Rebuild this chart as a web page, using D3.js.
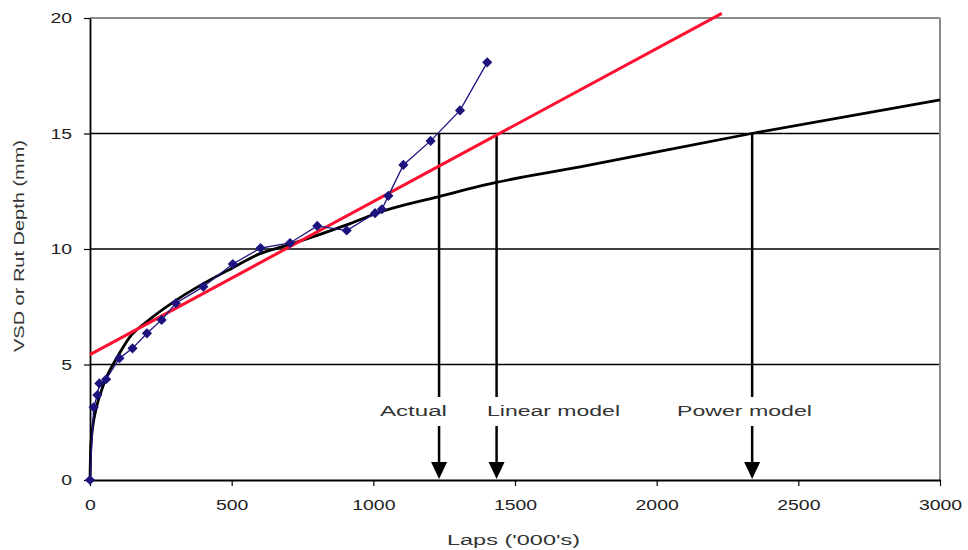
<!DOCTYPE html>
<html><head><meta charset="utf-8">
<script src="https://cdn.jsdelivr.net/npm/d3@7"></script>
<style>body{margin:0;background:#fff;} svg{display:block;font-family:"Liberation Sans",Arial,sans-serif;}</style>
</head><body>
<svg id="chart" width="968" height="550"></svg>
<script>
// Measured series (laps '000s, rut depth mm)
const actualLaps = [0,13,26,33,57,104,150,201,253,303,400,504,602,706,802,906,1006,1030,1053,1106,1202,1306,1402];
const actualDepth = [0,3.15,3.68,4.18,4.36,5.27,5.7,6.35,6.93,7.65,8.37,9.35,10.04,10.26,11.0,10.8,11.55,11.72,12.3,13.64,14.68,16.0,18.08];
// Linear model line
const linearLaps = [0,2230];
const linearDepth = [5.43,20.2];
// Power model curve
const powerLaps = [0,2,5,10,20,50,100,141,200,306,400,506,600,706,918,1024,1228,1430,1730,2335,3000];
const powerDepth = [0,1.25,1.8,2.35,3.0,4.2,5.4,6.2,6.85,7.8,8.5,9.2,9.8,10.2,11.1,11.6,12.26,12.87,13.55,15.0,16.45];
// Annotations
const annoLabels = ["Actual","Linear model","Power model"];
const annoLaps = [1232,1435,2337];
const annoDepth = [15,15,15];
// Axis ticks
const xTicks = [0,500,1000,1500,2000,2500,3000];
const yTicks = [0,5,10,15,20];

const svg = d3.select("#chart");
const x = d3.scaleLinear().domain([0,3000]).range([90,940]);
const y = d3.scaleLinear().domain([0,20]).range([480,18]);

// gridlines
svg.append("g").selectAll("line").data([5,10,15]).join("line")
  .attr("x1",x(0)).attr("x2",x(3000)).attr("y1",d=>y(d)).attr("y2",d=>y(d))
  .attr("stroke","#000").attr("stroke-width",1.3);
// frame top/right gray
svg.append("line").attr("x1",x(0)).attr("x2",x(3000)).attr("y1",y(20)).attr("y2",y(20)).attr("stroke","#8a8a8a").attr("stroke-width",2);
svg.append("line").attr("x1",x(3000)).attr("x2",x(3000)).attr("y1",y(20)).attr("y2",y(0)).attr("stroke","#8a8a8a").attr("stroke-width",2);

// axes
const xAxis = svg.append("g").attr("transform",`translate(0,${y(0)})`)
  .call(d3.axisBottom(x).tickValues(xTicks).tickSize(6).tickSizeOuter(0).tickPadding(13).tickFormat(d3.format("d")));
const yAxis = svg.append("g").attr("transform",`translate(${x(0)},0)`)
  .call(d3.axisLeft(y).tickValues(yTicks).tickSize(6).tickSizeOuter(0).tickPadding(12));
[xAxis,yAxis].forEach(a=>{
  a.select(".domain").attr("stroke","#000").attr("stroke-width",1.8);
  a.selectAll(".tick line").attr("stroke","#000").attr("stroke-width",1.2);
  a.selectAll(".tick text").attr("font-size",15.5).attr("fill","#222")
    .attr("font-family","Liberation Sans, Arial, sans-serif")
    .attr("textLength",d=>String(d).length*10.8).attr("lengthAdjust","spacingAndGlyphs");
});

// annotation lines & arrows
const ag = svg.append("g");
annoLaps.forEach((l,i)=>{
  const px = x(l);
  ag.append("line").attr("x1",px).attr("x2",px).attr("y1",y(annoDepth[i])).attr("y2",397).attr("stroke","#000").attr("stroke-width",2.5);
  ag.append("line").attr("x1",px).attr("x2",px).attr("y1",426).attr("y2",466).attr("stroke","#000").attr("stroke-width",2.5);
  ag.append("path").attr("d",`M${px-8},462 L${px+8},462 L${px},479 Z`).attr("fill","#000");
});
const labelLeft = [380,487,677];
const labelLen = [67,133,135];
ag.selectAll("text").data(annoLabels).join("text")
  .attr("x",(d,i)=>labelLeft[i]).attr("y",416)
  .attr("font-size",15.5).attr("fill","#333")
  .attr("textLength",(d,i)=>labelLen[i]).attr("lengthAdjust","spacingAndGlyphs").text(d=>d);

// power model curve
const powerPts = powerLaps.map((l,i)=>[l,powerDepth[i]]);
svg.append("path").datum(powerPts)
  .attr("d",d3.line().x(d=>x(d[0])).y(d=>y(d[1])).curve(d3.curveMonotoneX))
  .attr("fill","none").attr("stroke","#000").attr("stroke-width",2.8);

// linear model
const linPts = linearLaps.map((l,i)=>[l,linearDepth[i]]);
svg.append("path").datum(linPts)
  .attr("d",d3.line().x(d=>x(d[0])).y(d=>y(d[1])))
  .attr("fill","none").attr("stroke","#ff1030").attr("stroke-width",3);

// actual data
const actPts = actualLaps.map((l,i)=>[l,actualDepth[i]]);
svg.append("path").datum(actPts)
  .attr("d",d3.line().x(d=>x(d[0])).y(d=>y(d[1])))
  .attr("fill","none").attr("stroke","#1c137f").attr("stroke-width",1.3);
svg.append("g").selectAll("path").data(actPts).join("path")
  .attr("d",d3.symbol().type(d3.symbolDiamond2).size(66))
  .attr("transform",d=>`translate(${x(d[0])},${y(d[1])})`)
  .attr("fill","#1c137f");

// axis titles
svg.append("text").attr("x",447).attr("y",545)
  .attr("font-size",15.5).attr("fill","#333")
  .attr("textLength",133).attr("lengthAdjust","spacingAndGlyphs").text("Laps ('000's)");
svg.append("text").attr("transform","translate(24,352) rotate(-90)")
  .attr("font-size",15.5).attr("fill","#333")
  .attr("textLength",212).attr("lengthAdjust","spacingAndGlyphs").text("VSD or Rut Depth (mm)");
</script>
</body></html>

---

Short exercise ▸ In the data above, please extract the lines from the first one through the line with "const y = d3.scaleLinear().domain([0,20]).range([480,18]);", exactly, and keep pictures out.

Result of the exercise ▸
Rebuild this chart as a web page, using D3.js.
<!DOCTYPE html>
<html><head><meta charset="utf-8">
<script src="https://cdn.jsdelivr.net/npm/d3@7"></script>
<style>body{margin:0;background:#fff;} svg{display:block;font-family:"Liberation Sans",Arial,sans-serif;}</style>
</head><body>
<svg id="chart" width="968" height="550"></svg>
<script>
// Measured series (laps '000s, rut depth mm)
const actualLaps = [0,13,26,33,57,104,150,201,253,303,400,504,602,706,802,906,1006,1030,1053,1106,1202,1306,1402];
const actualDepth = [0,3.15,3.68,4.18,4.36,5.27,5.7,6.35,6.93,7.65,8.37,9.35,10.04,10.26,11.0,10.8,11.55,11.72,12.3,13.64,14.68,16.0,18.08];
// Linear model line
const linearLaps = [0,2230];
const linearDepth = [5.43,20.2];
// Power model curve
const powerLaps = [0,2,5,10,20,50,100,141,200,306,400,506,600,706,918,1024,1228,1430,1730,2335,3000];
const powerDepth = [0,1.25,1.8,2.35,3.0,4.2,5.4,6.2,6.85,7.8,8.5,9.2,9.8,10.2,11.1,11.6,12.26,12.87,13.55,15.0,16.45];
// Annotations
const annoLabels = ["Actual","Linear model","Power model"];
const annoLaps = [1232,1435,2337];
const annoDepth = [15,15,15];
// Axis ticks
const xTicks = [0,500,1000,1500,2000,2500,3000];
const yTicks = [0,5,10,15,20];

const svg = d3.select("#chart");
const x = d3.scaleLinear().domain([0,3000]).range([90,940]);
const y = d3.scaleLinear().domain([0,20]).range([480,18]);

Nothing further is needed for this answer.